**Aim:**
Work out how many lines of the listing hold "code", then state only that count.

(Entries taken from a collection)
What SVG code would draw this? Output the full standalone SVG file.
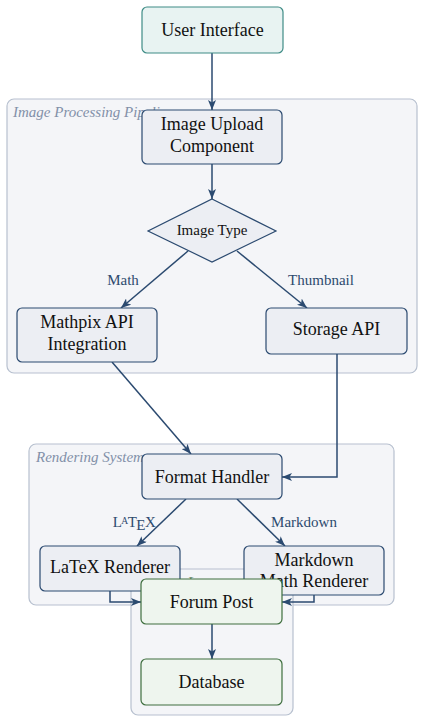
<svg xmlns="http://www.w3.org/2000/svg" width="424" height="722" viewBox="0 0 424 722">
<style>
text{font-family:"Liberation Serif","Times New Roman",serif;fill:#111;}
.n{font-size:18px;text-anchor:middle;}
.dt{font-size:15px;text-anchor:middle;}
.el{font-size:15px;fill:#2d4a6e;text-anchor:middle;}
.cl{font-size:15px;font-style:italic;fill:#8290a8;}
.clg{font-size:15px;font-style:italic;fill:#6f8f6f;}
.cluster{fill:#f4f5f8;stroke:#b7c0cf;stroke-width:1.2;}
.box{fill:#eceef3;stroke:#2b4a70;stroke-width:1.2;}
.teal{fill:#e8f3f2;stroke:#3f8c86;stroke-width:1.2;}
.green{fill:#eef5ee;stroke:#3e6e3e;stroke-width:1.2;}
.e{fill:none;stroke:#2b4a70;stroke-width:1.5;marker-end:url(#ah);}
</style>
<defs>
<marker id="ah" viewBox="0 0 10 8" refX="10" refY="4" markerWidth="10" markerHeight="8" markerUnits="userSpaceOnUse" orient="auto">
<path d="M0,0 L10,4 L0,8 L2.5,4 z" fill="#2b4a70"/>
</marker>
</defs>
<g id="clusters">
<g id="cluster-image-processing">
<rect class="cluster" x="7" y="99" width="410" height="274" rx="7"/>
<text class="cl" x="13" y="117">Image Processing Pipeline</text>
</g>
<g id="cluster-rendering">
<rect class="cluster" x="29" y="444" width="365" height="161" rx="7"/>
<text class="cl" x="36" y="462">Rendering System</text>
</g>
<g id="cluster-storage">
<rect class="cluster" x="131" y="569" width="162" height="146" rx="7"/>
<text class="clg" x="137" y="587">Storage Layer</text>
</g>
</g>
<g id="edges">
<path class="e" d="M212,53 L212,110"/>
<path class="e" d="M212,164 L212,199"/>
<path class="e" d="M188,251 L121,308"/>
<path class="e" d="M237,251 L307,308"/>
<path class="e" d="M112,362 L191,454"/>
<path class="e" d="M337,354 L337,477 L282,477"/>
<path class="e" d="M186,499 L137,546"/>
<path class="e" d="M237,499 L285,546"/>
<path class="e" d="M110,591 L110,602 L141,602"/>
<path class="e" d="M314,595 L314,602 L282,602"/>
<path class="e" d="M212,624 L212,659"/>
</g>
<g id="edge-labels">
<text class="el" x="134" y="527" font-size="13" letter-spacing="-0.5">L<tspan font-size="9.5" dy="-3">A</tspan><tspan dy="3">T</tspan><tspan dy="3">E</tspan><tspan dy="-3">X</tspan></text>
<text class="el" x="123" y="285">Math</text>
<text class="el" x="321" y="285">Thumbnail</text>
<text class="el" x="304" y="527">Markdown</text>
</g>
<g id="user-interface">
<rect class="teal" x="142" y="7" width="141" height="46" rx="5"/>
<text class="n" x="212.5" y="36">User Interface</text>
</g>
<g id="image-upload">
<rect class="box" x="142" y="110" width="140" height="54" rx="5"/>
<text class="n" x="212" y="130">Image Upload</text>
<text class="n" x="212" y="152">Component</text>
</g>
<g id="image-type">
<polygon class="box" points="212,199 276,231 212,262 148,231"/>
<text class="dt" x="212" y="235">Image Type</text>
</g>
<g id="mathpix">
<rect class="box" x="17" y="308" width="140" height="54" rx="5"/>
<text class="n" x="87" y="328">Mathpix API</text>
<text class="n" x="87" y="350">Integration</text>
</g>
<g id="storage-api">
<rect class="box" x="266" y="308" width="141" height="46" rx="5"/>
<text class="n" x="336.5" y="335">Storage API</text>
</g>
<g id="format-handler">
<rect class="box" x="142" y="454" width="140" height="45" rx="5"/>
<text class="n" x="212" y="483">Format Handler</text>
</g>
<g id="latex-renderer">
<rect class="box" x="40" y="546" width="140" height="45" rx="5"/>
<text class="n" x="110" y="573">LaTeX Renderer</text>
</g>
<g id="markdown-renderer">
<rect class="box" x="244" y="546" width="140" height="49" rx="5"/>
<text class="n" x="314" y="566">Markdown</text>
<text class="n" x="314" y="587">Math Renderer</text>
</g>
<g id="forum-post">
<rect class="green" x="141" y="579" width="141" height="45" rx="5"/>
<text class="n" x="211.5" y="608">Forum Post</text>
</g>
<g id="database">
<rect class="green" x="141" y="659" width="141" height="46" rx="5"/>
<text class="n" x="211.5" y="688">Database</text>
</g>
</svg>
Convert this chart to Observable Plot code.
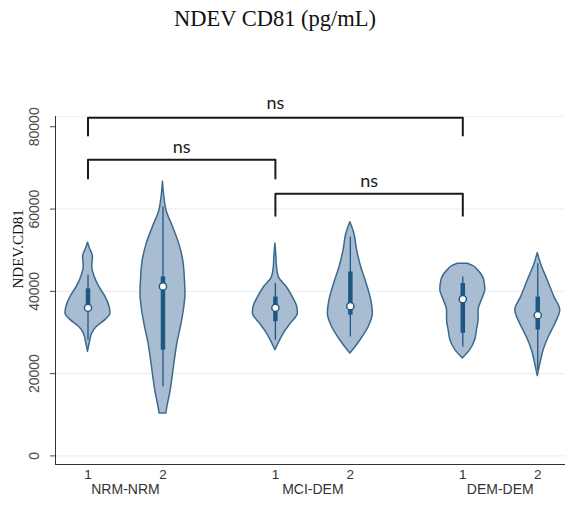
<!DOCTYPE html>
<html>
<head>
<meta charset="utf-8">
<script src="https://cdn.jsdelivr.net/npm/d3@7"></script>
<script src="https://cdn.jsdelivr.net/npm/@observablehq/plot@0.6"></script>
<style>
  html, body { margin: 0; padding: 0; background: #fff; }
  #title { box-sizing: border-box; width: 566px; height: 40px; padding-top: 8px; padding-right: 16px;
           text-align: center; font-family: "Liberation Serif", "DejaVu Serif", serif; font-size: 22.5px; line-height: 22px; color: #111; }
  #chart svg { display: block; }
</style>
</head>
<body>
<div id="title">NDEV CD81 (pg/mL)</div>
<div id="chart"></div>
<script>
// ---- data ----
const groupLabels = ["NRM-NRM", "MCI-DEM", "DEM-DEM"];
const subLabels = ["1", "2", "1", "2", "1", "2"];
const yTicks = [0, 20000, 40000, 60000, 80000];

// violin outlines: value levels and relative half-width (density, 1 = widest)
const v1Values = [51800, 50500, 48400, 45900, 43500, 41000, 38700, 36200, 34600, 33000, 31400, 29800, 27700, 25300];
const v1Dens   = [0, 0.08, 0.22, 0.19, 0.30, 0.51, 0.77, 0.96, 1, 0.77, 0.40, 0.19, 0.09, 0];
const v2Values = [66700, 63000, 59600, 55600, 51600, 47500, 43500, 39400, 35400, 31400, 27300, 23300, 19200, 15200, 12000, 10300];
const v2Dens   = [0, 0.06, 0.16, 0.45, 0.72, 0.90, 0.97, 1, 0.93, 0.80, 0.64, 0.53, 0.43, 0.32, 0.20, 0.15];
const v3Values = [51600, 48000, 45900, 43500, 41000, 38600, 36200, 34600, 32200, 29800, 27300, 25700];
const v3Dens   = [0, 0.05, 0.07, 0.15, 0.51, 0.77, 0.97, 1, 0.69, 0.38, 0.14, 0];
const v4Values = [56800, 54000, 50000, 45900, 41900, 37800, 34600, 31400, 28100, 26100, 24900];
const v4Dens   = [0, 0.18, 0.30, 0.48, 0.72, 0.93, 1, 0.82, 0.45, 0.18, 0];
const v5Values = [46700, 46200, 45100, 42700, 40300, 37900, 35400, 33000, 30600, 28100, 25700, 23700];
const v5Dens   = [0.22, 0.45, 0.68, 0.95, 1, 0.85, 0.70, 0.70, 0.63, 0.55, 0.33, 0];
const v6Values = [49300, 46700, 42700, 38600, 35400, 32200, 28900, 25700, 22500, 19400];
const v6Dens   = [0, 0.14, 0.44, 0.74, 1, 0.79, 0.49, 0.26, 0.12, 0];

// box plot statistics per violin
const whiskerLow  = [28100, 16800, 28100, 28900, 26500, 20900];
const q1          = [35500, 25700, 32600, 34200, 29800, 30600];
const median      = [36000, 41200, 36000, 36400, 38100, 34200];
const q3          = [40600, 43500, 38600, 44700, 41900, 38600];
const whiskerHigh = [43900, 60500, 41900, 53200, 43500, 46700];

// significance brackets (violin indices) and their levels
const bracketFrom  = [0, 0, 2];
const bracketTo    = [4, 2, 4];
const bracketTop   = [82200, 72000, 63700];
const bracketFoot  = [77900, 67400, 58400];
const bracketText  = ["ns", "ns", "ns"];
const bracketTextY = [85700, 75000, 66700];

// ---- build tables ----
const violinValues = [v1Values, v2Values, v3Values, v4Values, v5Values, v6Values];
const violinDens = [v1Dens, v2Dens, v3Dens, v4Dens, v5Dens, v6Dens];
const pos = (i) => 1 + i + 0.5 * Math.floor(i / 2);
const HW = 0.3;

const violinRows = [];
violinValues.forEach((vals, i) => {
  vals.forEach((v, j) => {
    const d = violinDens[i][j];
    violinRows.push({id: i, y: v, x1: pos(i) - d * HW, x2: pos(i) + d * HW});
  });
});
const boxes = subLabels.map((s, i) => ({
  x: pos(i), lo: whiskerLow[i], q1: q1[i], med: median[i], q3: q3[i], hi: whiskerHigh[i], label: s
}));
const groups = groupLabels.map((g, k) => ({label: g, x: (pos(2 * k) + pos(2 * k + 1)) / 2}));

const bracketPts = [];
const bracketLabels = [];
bracketFrom.forEach((a, k) => {
  const b = bracketTo[k];
  bracketPts.push({k, x: pos(a), y: bracketFoot[k]});
  bracketPts.push({k, x: pos(a), y: bracketTop[k]});
  bracketPts.push({k, x: pos(b), y: bracketTop[k]});
  bracketPts.push({k, x: pos(b), y: bracketFoot[k]});
  bracketLabels.push({x: (pos(a) + pos(b)) / 2, y: bracketTextY[k], t: bracketText[k]});
});

const yMin = -2090, yMax = 82500;
const xMin = 0.5665, xMax = 7.37;
const boxColor = "#1f5783";

const chart = Plot.plot({
  width: 566,
  height: 465,
  marginTop: 76,
  marginBottom: 41,
  marginLeft: 55,
  marginRight: 1,
  x: {domain: [xMin, xMax], axis: null},
  y: {domain: [yMin, yMax], axis: null},
  style: {background: "#fff", overflow: "visible"},
  marks: [
    Plot.ruleY(yTicks.filter(t => t < 80000), {stroke: "#e6edf3", strokeWidth: 1}),
    Plot.ruleY([yMax], {stroke: "#eef2f5", strokeWidth: 1}),
    Plot.axisY({ticks: yTicks, tickSize: 5, tickRotate: -90, tickPadding: 12, tickFormat: d => String(d),
                label: null, fontSize: 14, fontFamily: "Liberation Sans, Arial, sans-serif", color: "#4a4a4a"}),
    Plot.ruleX([xMin], {y1: yMin, y2: yMax, stroke: "#333", strokeWidth: 1}),
    Plot.ruleY([yMin], {x1: xMin, x2: xMax, stroke: "#333", strokeWidth: 1.2}),
    Plot.text(["NDEV.CD81"], {frameAnchor: "left", dx: -37, dy: -2, rotate: -90, fontSize: 15,
               fontFamily: "Liberation Serif, serif", fill: "#111"}),
    Plot.areaX(violinRows, {y: "y", x1: "x1", x2: "x2", z: "id", fill: "#a8bdd2", stroke: "#3b6a8e",
                            strokeWidth: 1.5, curve: "monotone-y"}),
    Plot.ruleX(boxes, {x: "x", y1: "lo", y2: "hi", stroke: boxColor, strokeWidth: 1.3}),
    Plot.ruleX(boxes, {x: "x", y1: "q1", y2: "q3", stroke: boxColor, strokeWidth: 4.5}),
    Plot.dot(boxes, {x: "x", y: "med", r: 3.6, fill: "white", stroke: boxColor, strokeWidth: 1.4}),
    Plot.text(boxes, {x: "x", text: "label", frameAnchor: "bottom", dy: 14, fontSize: 13.5,
                      fontFamily: "Liberation Sans, Arial, sans-serif", fill: "#333"}),
    Plot.text(groups, {x: "x", text: "label", frameAnchor: "bottom", dy: 29.5, fontSize: 14,
                       fontFamily: "Liberation Sans, Arial, sans-serif", fill: "#333"}),
    Plot.line(bracketPts, {x: "x", y: "y", z: "k", stroke: "#1a1a1a", strokeWidth: 2, curve: "linear"}),
    Plot.text(bracketLabels, {x: "x", y: "y", text: "t", fontSize: 18, fontFamily: "Lato, sans-serif", fill: "#1a1a1a"})
  ]
});
document.getElementById("chart").appendChild(chart);
</script>
</body>
</html>
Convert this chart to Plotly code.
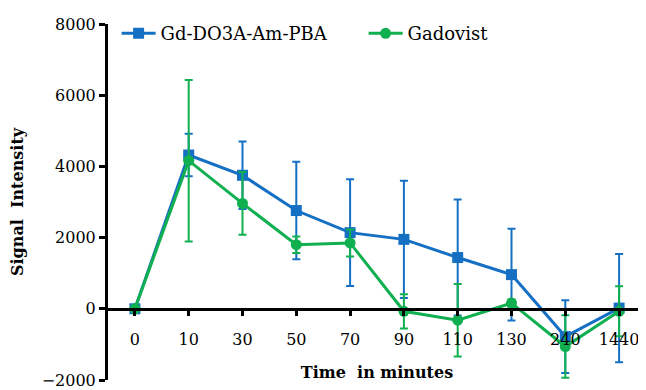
import plotly.graph_objects as go

categories = ["0", "10", "30", "50", "70", "90", "110", "130", "240", "1440"]
pba_values = [0, 4320, 3750, 2760, 2140, 1950, 1440, 960, -780, 20]
pba_errors = [0, 600, 950, 1370, 1500, 1650, 1630, 1290, 1020, 1520]
gado_values = [0, 4160, 2960, 1800, 1850, -70, -320, 160, -1060, -70]
gado_errors = [0, 2270, 880, 230, 380, 480, 1020, 100, 880, 700]
y_ticks = [-2000, 0, 2000, 4000, 6000, 8000]

BLUE = "#1570C4"
GREEN = "#10B050"
FONT = "DejaVu Serif"

fig = go.Figure()
fig.add_trace(go.Scatter(
    x=categories, y=pba_values, name="Gd-DO3A-Am-PBA",
    mode="lines+markers",
    line=dict(color=BLUE, width=3),
    marker=dict(symbol="square", size=11, color=BLUE),
    error_y=dict(type="data", array=pba_errors, color=BLUE, thickness=2, width=4),
))
fig.add_trace(go.Scatter(
    x=categories, y=gado_values, name="Gadovist",
    mode="lines+markers",
    line=dict(color=GREEN, width=3),
    marker=dict(symbol="circle", size=11, color=GREEN),
    error_y=dict(type="data", array=gado_errors, color=GREEN, thickness=2, width=4),
))

fig.update_layout(
    width=638, height=382,
    margin=dict(l=100, r=0, t=16, b=10, autoexpand=False),
    paper_bgcolor="white", plot_bgcolor="white",
    font=dict(family=FONT, size=16, color="black"),
    showlegend=True,
    legend=dict(orientation="h", x=0.016, y=1.025, xanchor="left", yanchor="top",
                font=dict(size=18), bgcolor="rgba(0,0,0,0)", itemwidth=34,
                entrywidth=198, entrywidthmode="pixels",
                tracegroupgap=0),
    xaxis=dict(
        type="category", range=[-0.5, 9.5],
        anchor="free", position=0.2, automargin=False,
        showline=True, linecolor="black", linewidth=3,
        ticks="outside", ticklen=5, tickwidth=3, tickcolor="black",
        showgrid=False, zeroline=False,
        ticklabelstandoff=10,
        title=dict(text="<b>Time  in minutes</b>", font=dict(size=16), standoff=18),
    ),
    yaxis=dict(
        range=[-2000, 8000], tickvals=y_ticks, automargin=False,
        showline=True, linecolor="black", linewidth=3,
        ticks="outside", ticklen=6, tickwidth=3, tickcolor="black",
        showgrid=False, zeroline=False,
        title=dict(text="<b>Signal  Intensity</b>", font=dict(size=16), standoff=19),
    ),
)

fig.write_html("out.html")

**Solved problem:**
3